Low Red Moon journal

        Saturday, December 08, 2001

        As much as anything else, the books we read as children make us who we are. This is doubly true of writers. As much as the difficulties and adventures and genuine horrors of childhood, the books that see us through all that give us our visions and voices. This has been in my head all day long (along with stray lines from Jackson Browne's "The Pretender" which just showed up and refuses to leave), thinking about how I lived so much of my first eighteen years in books and how I can see them, every now and then, showing through the veneer of my own work.

        It often seems that the books I read in high school, especially, are the books that led me here. To these words, these stories. It was a mismatched lot of authors. First an obsession with Tolkien and Richard Adams' Watership Down (I actually read the latter eight times in eighth grade alone), but also C. S. Lewis, Madelaine L'Engle, Ray Bradbury, Peter S. Beagle, Alfred Hitchcock anthologies, Poe, and lots of Edgar Rice Burroughs. Later, the stuff I read got darker, as my life got darker, as school (which had always been an unpleasant place for me) turned nastier. I moved along to John Steinbeck and Harlan's Ellison's Deathbird Stories, Stephen King and Peter Straub, Stephen R. Donaldson's Thomas Covenant books, Lovecraft and Kurt Vonnegut. I've never again read so voraciously as when I was in high school, which is a shame. Books were magic for me back then, and I needed magic, desperately. Books are something else to me now that I am grown, but I can still remember that they were once not merely stories on paper. Once they were doorways.
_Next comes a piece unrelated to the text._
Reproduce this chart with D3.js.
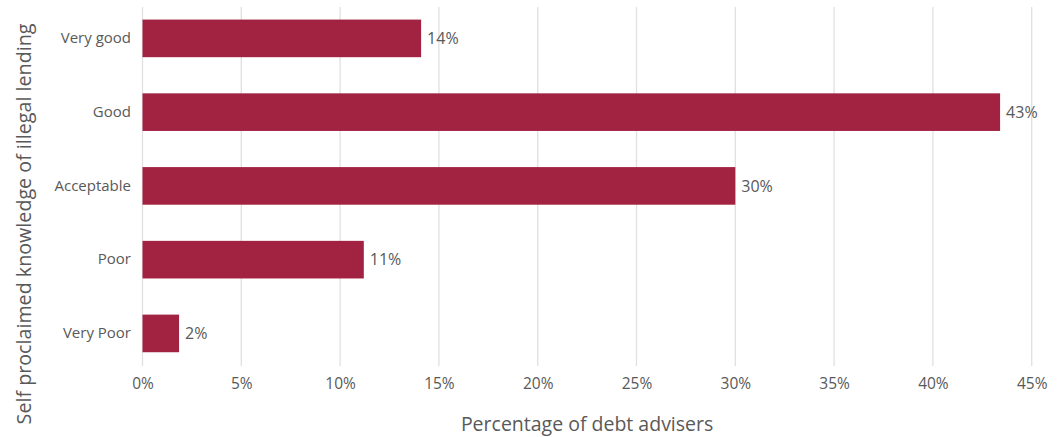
<!DOCTYPE html>
<html>
<head>
<meta charset="utf-8">
<script src="https://cdn.jsdelivr.net/npm/d3@7"></script>
<style>
  html, body { margin: 0; padding: 0; background: #fff; }
  svg { display: block; font-family: "Open Sans", "Noto Sans", sans-serif; }
</style>
</head>
<body>
<svg id="chart" width="1063" height="437"></svg>
<script>
// Survey: self-rated knowledge of illegal lending among debt advisers
const categories = ["Very good", "Good", "Acceptable", "Poor", "Very Poor"];
const shares = [14.1, 43.4, 30.0, 11.2, 1.85];
const xTicks = [0, 5, 10, 15, 20, 25, 30, 35, 40, 45];
const xTitle = "Percentage of debt advisers";
const yTitle = "Self proclaimed knowledge of illegal lending";

const svg = d3.select("#chart");
const plot = { left: 142.5, right: 1031.7, top: 7, bottom: 366 };

const x = d3.scaleLinear().domain([0, 45]).range([plot.left, plot.right]);
const y = d3.scaleBand().domain(categories).range([1.5, 370.3])
  .paddingInner(0.49).paddingOuter(0.245);

const textColor = "#595959";

// vertical gridlines
svg.append("g").selectAll("line").data(xTicks).join("line")
  .attr("x1", d => x(d)).attr("x2", d => x(d))
  .attr("y1", plot.top).attr("y2", plot.bottom)
  .attr("stroke", "#e0e0e0").attr("stroke-width", 1.3);

// x axis tick labels
const xAxis = d3.axisBottom(x).tickValues(xTicks).tickFormat(d => d + "%").tickSize(0).tickPadding(0);
const gx = svg.append("g").attr("transform", `translate(0,${plot.bottom})`).call(xAxis);
gx.select(".domain").remove();
gx.attr("font-family", null).attr("font-size", null);
gx.selectAll("text").attr("dy", null).attr("y", 23)
  .attr("fill", textColor).style("font-size", "15.5px");

// y axis category labels
const yAxis = d3.axisLeft(y).tickSize(0).tickPadding(0);
const gy = svg.append("g").attr("transform", "translate(131,0)").call(yAxis);
gy.select(".domain").remove();
gy.attr("font-family", null).attr("font-size", null);
gy.selectAll("text").attr("fill", textColor).style("font-size", "15px");

// bars
svg.append("g").selectAll("rect").data(categories).join("rect")
  .attr("x", x(0))
  .attr("y", d => y(d))
  .attr("width", (d, i) => x(shares[i]) - x(0))
  .attr("height", y.bandwidth())
  .attr("fill", "#a22341");

// value labels
svg.append("g").selectAll("text").data(categories).join("text")
  .attr("x", (d, i) => x(shares[i]) + 6)
  .attr("y", d => y(d) + y.bandwidth() / 2)
  .attr("dy", "0.36em")
  .attr("fill", textColor)
  .style("font-size", "16px")
  .text((d, i) => d3.format(".0f")(shares[i]) + "%");

// axis titles
svg.append("text")
  .attr("x", (plot.left + plot.right) / 2).attr("y", 431)
  .attr("text-anchor", "middle")
  .attr("fill", textColor).style("font-size", "19.5px")
  .text(xTitle);

svg.append("text")
  .attr("transform", "translate(31,224) rotate(-90)")
  .attr("text-anchor", "middle")
  .attr("fill", textColor).style("font-size", "19.7px")
  .text(yTitle);
</script>
</body>
</html>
        My high school (well, my second high school, because we moved from one town to another when I was sixteen) was an old building that I think must have been built around the turn of the century. I'd discovered a way up into the attic and I'd skip class and sit up there with stacks of chairs and dust and spiders and read The Grapes of Wrath or Dagon and Other Macabre Tales when I was supposed to be in English learning to diagram sentences or in algebra learning . . . well, whatever it is you learn in algebra. On cold winter days it was always warm up there, the sun coming in through high windows and all the heat from the radiators rising up from below through the floorboards. No one ever caught me hiding up there.

        I think this is all in my head because I liked the Harry Potter film a great deal and Peter Jackson's film adaptation of The Fellowship of the Ring is only a little more than a week away. I have great hopes for it, despite rumors of what's been left out and what's been changed. And despite the fact that I'm hot and cold on Jackson's work, at best. I loathe his early films and didn't care for Dead Alive or The Frighteners. But Heavenly Creatures showed promise and the stills and clips I've seen of his work on LOTR is impressive. I am hopeful.
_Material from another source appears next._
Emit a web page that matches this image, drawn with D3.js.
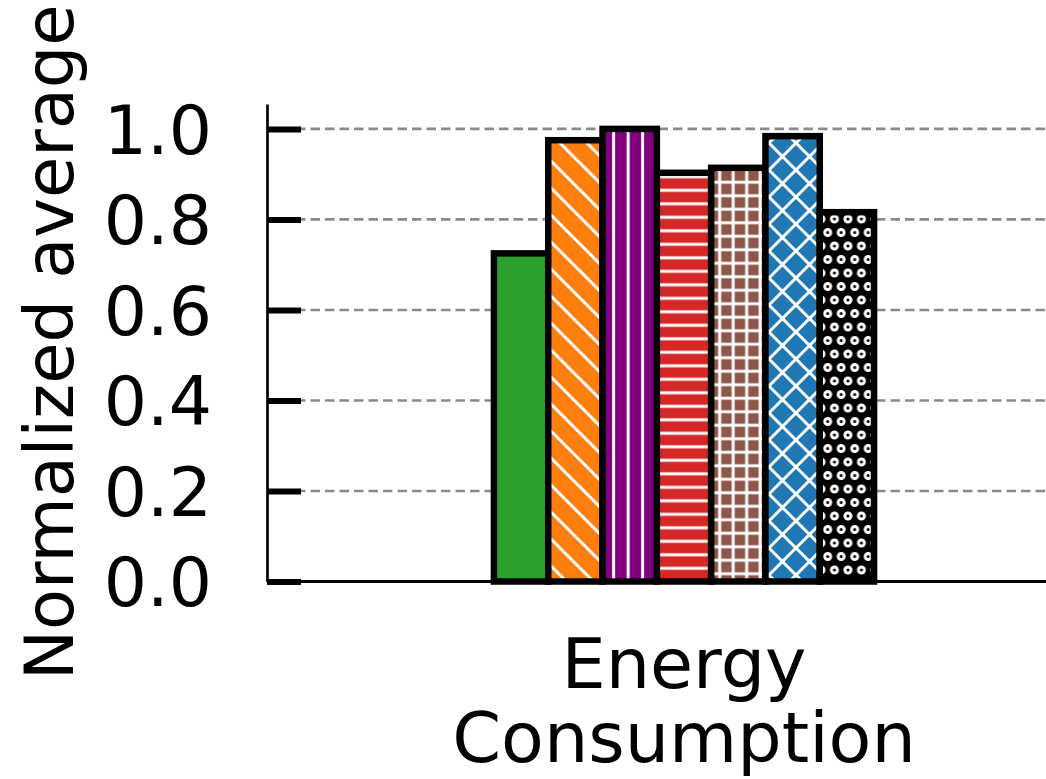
<!DOCTYPE html>
<html>
<head>
<meta charset="utf-8">
<script src="https://cdn.jsdelivr.net/npm/d3@7"></script>
<style>
  html, body { margin: 0; padding: 0; background: #fff; }
  svg { display: block; }
  text { font-family: "DejaVu Sans", sans-serif; fill: #000; }
</style>
</head>
<body>
<svg id="chart" width="1046" height="779"></svg>
<script>
// ---- data ----
const categories = ["Energy Consumption"];
const seriesNames = ["S1", "S2", "S3", "S4", "S5", "S6", "S7"];
const seriesValues = [0.725, 0.975, 1.0, 0.903, 0.914, 0.984, 0.816];
const yTickValues = [0.0, 0.2, 0.4, 0.6, 0.8, 1.0];
const yLabel = "Normalized average";
const xLabelLines = ["Energy", "Consumption"];

// ---- styles ----
const seriesColors = ["#2ca02c", "#ff7f0e", "#800080", "#d62728", "#8c564b", "#1f77b4", "#000000"];
const seriesHatches = ["none", "back", "vert", "horiz", "grid", "cross", "dots"];

const W = 1046, H = 779;
const axisLeftX = 267, axisBottomY = 581.5, axisTopY = 104, axisRightX = 1101;
const svg = d3.select("#chart");

const y = d3.scaleLinear().domain([0, 1.055]).range([axisBottomY, axisTopY]);
const x0 = d3.scaleBand().domain(categories).range([axisLeftX, axisRightX])
  .paddingInner(0).paddingOuter(0.597);
const x1 = d3.scaleBand().domain(seriesNames).range([0, x0.bandwidth()]).padding(0);

// ---- hatch patterns ----
const defs = svg.append("defs");
const HW = 3.0;
const S = 13.5, D = 27, SV = 14.5;
function pat(id, w, h) {
  return defs.append("pattern").attr("id", id).attr("patternUnits", "userSpaceOnUse")
    .attr("width", w).attr("height", h);
}
const diagBack = `M${-D},0L${D},${2*D}M0,${-D}L${2*D},${D}M${-D},${-D}L${2*D},${2*D}`;
const diagFwd = `M${-D},${D}L${D},${-D}M0,${2*D}L${2*D},0M${-D},${2*D}L${2*D},${-D}`;
pat("back", D, D).attr("x", 4).append("path")
  .attr("d", diagBack).attr("stroke", "#fff").attr("stroke-width", HW);
pat("vert", SV, SV).attr("x", 3.7 - SV / 2).append("path")
  .attr("d", `M${SV/2},0V${SV}`).attr("stroke", "#fff").attr("stroke-width", HW);
pat("horiz", S, S).attr("y", 1.3 - S / 2).append("path")
  .attr("d", `M0,${S/2}H${S}`).attr("stroke", "#fff").attr("stroke-width", HW);
pat("grid", S, S).attr("x", 3).attr("y", 0).append("path")
  .attr("d", `M0,${S/2}H${S}M${S/2},0V${S}`)
  .attr("stroke", "#fff").attr("stroke-width", HW);
pat("cross", D, D).attr("x", 5).attr("y", 8).append("path")
  .attr("d", diagBack + diagFwd)
  .attr("stroke", "#fff").attr("stroke-width", HW);
(function () {
  const p = pat("dots", S, D).attr("x", 3).attr("y", 3);
  const pts = [[0, 0], [S, 0], [0, D], [S, D], [S / 2, S]];
  p.selectAll("circle").data(pts).join("circle")
    .attr("cx", d => d[0]).attr("cy", d => d[1]).attr("r", 3.0)
    .attr("fill", "none").attr("stroke", "#fff").attr("stroke-width", 3.0);
})();

// ---- grid ----
svg.append("g").selectAll("line").data(yTickValues).join("line")
  .attr("x1", axisLeftX).attr("x2", W)
  .attr("y1", d => y(d)).attr("y2", d => y(d))
  .attr("stroke", "#8a8a8a").attr("stroke-width", 2.6)
  .attr("stroke-dasharray", "9.5,5");

// ---- bars ----
const data = seriesNames.map((s, i) => ({ s, v: seriesValues[i], c: seriesColors[i], h: seriesHatches[i] }));
const g = svg.append("g").attr("transform", `translate(${x0(categories[0])},0)`);
const bars = g.selectAll("g.bar").data(data).join("g").attr("class", "bar");
bars.append("rect")
  .attr("x", d => x1(d.s)).attr("width", x1.bandwidth())
  .attr("y", d => y(d.v)).attr("height", d => y(0) - y(d.v))
  .attr("fill", d => d.c);
bars.filter(d => d.h !== "none").append("rect")
  .attr("x", d => x1(d.s)).attr("width", x1.bandwidth())
  .attr("y", d => y(d.v)).attr("height", d => y(0) - y(d.v))
  .attr("fill", d => `url(#${d.h})`);
bars.append("rect")
  .attr("x", d => x1(d.s)).attr("width", x1.bandwidth())
  .attr("y", d => y(d.v)).attr("height", d => y(0) - y(d.v))
  .attr("fill", "none").attr("stroke", "#000").attr("stroke-width", 6.5);

// ---- bottom spine ----
svg.append("line").attr("x1", axisLeftX).attr("x2", W)
  .attr("y1", axisBottomY).attr("y2", axisBottomY)
  .attr("stroke", "#000").attr("stroke-width", 3);

// ---- y axis ----
const yAxis = d3.axisLeft(y).tickValues(yTickValues).tickFormat(d3.format(".1f"))
  .tickSizeInner(-34).tickSizeOuter(0).tickPadding(55);
const ya = svg.append("g").attr("transform", `translate(${axisLeftX},0)`).call(yAxis);
ya.select(".domain").attr("stroke", "#000").attr("stroke-width", 2.7);
ya.selectAll(".tick line").attr("stroke", "#000").attr("stroke-width", 6);
ya.selectAll(".tick text")
  .attr("font-family", "DejaVu Sans").attr("font-size", 68).attr("fill", "#000")
  .attr("dy", "0.36em");

// ---- labels ----
const cx = x0(categories[0]) + x0.bandwidth() / 2;
const xl = svg.append("text").attr("text-anchor", "middle").attr("font-size", 70);
xl.selectAll("tspan").data(xLabelLines).join("tspan")
  .attr("x", cx).attr("y", (d, i) => 688 + i * 74).text(d => d);

svg.append("text").attr("transform", "translate(73,680) rotate(-90)")
  .attr("text-anchor", "start").attr("font-size", 67).text(yLabel);
</script>
</body>
</html>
        Tonight I watched Ralph Bakshi's peculiar 1978 The Lord of the Rings for the first time since it's original release. I was a freshman in high school then and I so wanted Bakshi's film to capture the heart and soul and wonder of Tolkien, and was so disappointed at what I saw instead. Watching it again, so many years and so much life later, it didn't seem quite as bad as I remembered, but it isn't very good, either. Overall, it has the feel of those odd, quasi-psychedelic Roger Corman horror films from the '60s, The Fall of the House of Usher or The Dunwich Horror. The rotoscoping was an interesting experiment, but a failed one. Legolas, Galadriel, and Celeborn look like members of ABBA. The Rankin-Bass versions of The Hobbit and The Return of the King were much better.
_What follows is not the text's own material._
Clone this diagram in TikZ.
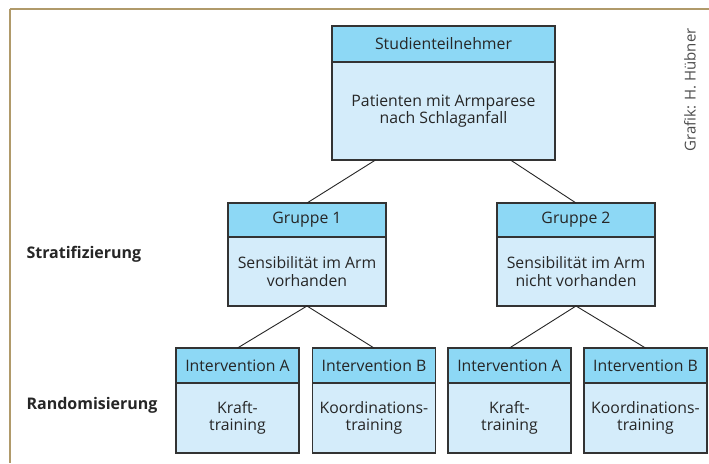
\documentclass[tikz,border=0pt]{standalone}
\usepackage{fontspec}
\setmainfont{Open Sans}
\begin{document}
\begin{tikzpicture}[x=1pt,y=-1pt,
  every node/.style={font=\fontsize{15.8}{17.5}\selectfont, text=black!85},
  hd/.style={draw=black!80, line width=1.1pt, fill=headblue, inner sep=0pt, outer sep=0pt, align=center},
  bd/.style={draw=black!80, line width=1.1pt, fill=bodyblue, inner sep=0pt, outer sep=0pt, align=center},
  conn/.style={draw=black!85, line width=0.9pt},
  lbl/.style={font=\fontsize{16}{18}\selectfont\bfseries, anchor=west, text=black!85},
  frame/.style={draw=framec, line width=1.2pt}]
\definecolor{headblue}{HTML}{8DD8F5}
\definecolor{bodyblue}{HTML}{D4ECFA}
\definecolor{framec}{HTML}{B09A6A}
\useasboundingbox (0,0) rectangle (709,463);
\fill[white] (0,0) rectangle (709,463);
\draw[frame] (9.5,9) -- (709,9);
\draw[frame] (10,9) -- (10,463);
% top
\node[bd, minimum width=223pt, minimum height=98pt] (bTop) at (443.5,111) {Patienten mit Armparese\\nach Schlaganfall};
\node[hd, minimum width=223pt, minimum height=36pt] (hTop) at (443.5,44) {Studienteilnehmer};
% groups
\node[bd, minimum width=158pt, minimum height=69pt] (bG1) at (307,271.5) {Sensibilität im Arm\\vorhanden};
\node[hd, minimum width=158pt, minimum height=34pt] (hG1) at (307,220) {Gruppe 1};
\node[bd, minimum width=158pt, minimum height=69pt] (bG2) at (576,271.5) {Sensibilität im Arm\\nicht vorhanden};
\node[hd, minimum width=158pt, minimum height=34pt] (hG2) at (576,220) {Gruppe 2};
% interventions
\foreach \n/\cx/\h/\b in {A1/237.5/Intervention A/{Kraft-\\training},B1/374/Intervention B/{Koordinations-\\training},A2/509.5/Intervention A/{Kraft-\\training},B2/645.5/Intervention B/{Koordinations-\\training}}{
  \node[bd, minimum width=123pt, minimum height=70pt] (b\n) at (\cx,418) {\b};
  \node[hd, minimum width=123pt, minimum height=35pt] (h\n) at (\cx,365.5) {\h};
}
% connectors
\draw[conn] ([xshift=-68pt]bTop.south) -- (hG1.north);
\draw[conn] ([xshift=67pt]bTop.south) -- (hG2.north);
\draw[conn] (bG1.south) -- (hA1.north);
\draw[conn] (bG1.south) -- (hB1.north);
\draw[conn] (bG2.south) -- (hA2.north);
\draw[conn] (bG2.south) -- (hB2.north);
% labels
\node[lbl] (strat) at (23,254) {Stratifizierung};
\node[lbl] (rand) at (23,405) {Randomisierung};
\node[rotate=90, font=\fontsize{15}{17}\selectfont, text=black!70] (credit) at (690,90) {Grafik: H. Hübner};
\end{tikzpicture}
\end{document}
        Anyway, I'd half intended to write tonight about how impatient I can become with editors, but it's better I did this instead. As for my own writing, I finished the revision of the first Bast: Eternity Game script this afternoon and made more notes on Low Red Moon, which is really starting to excite me. I've seen the Publisher's Weekly interview and I'm pleased with it. I'm finishing up work on Gauntlet Press' Trilobite:The Writing of Threshold. You can sleep when you're dead, right?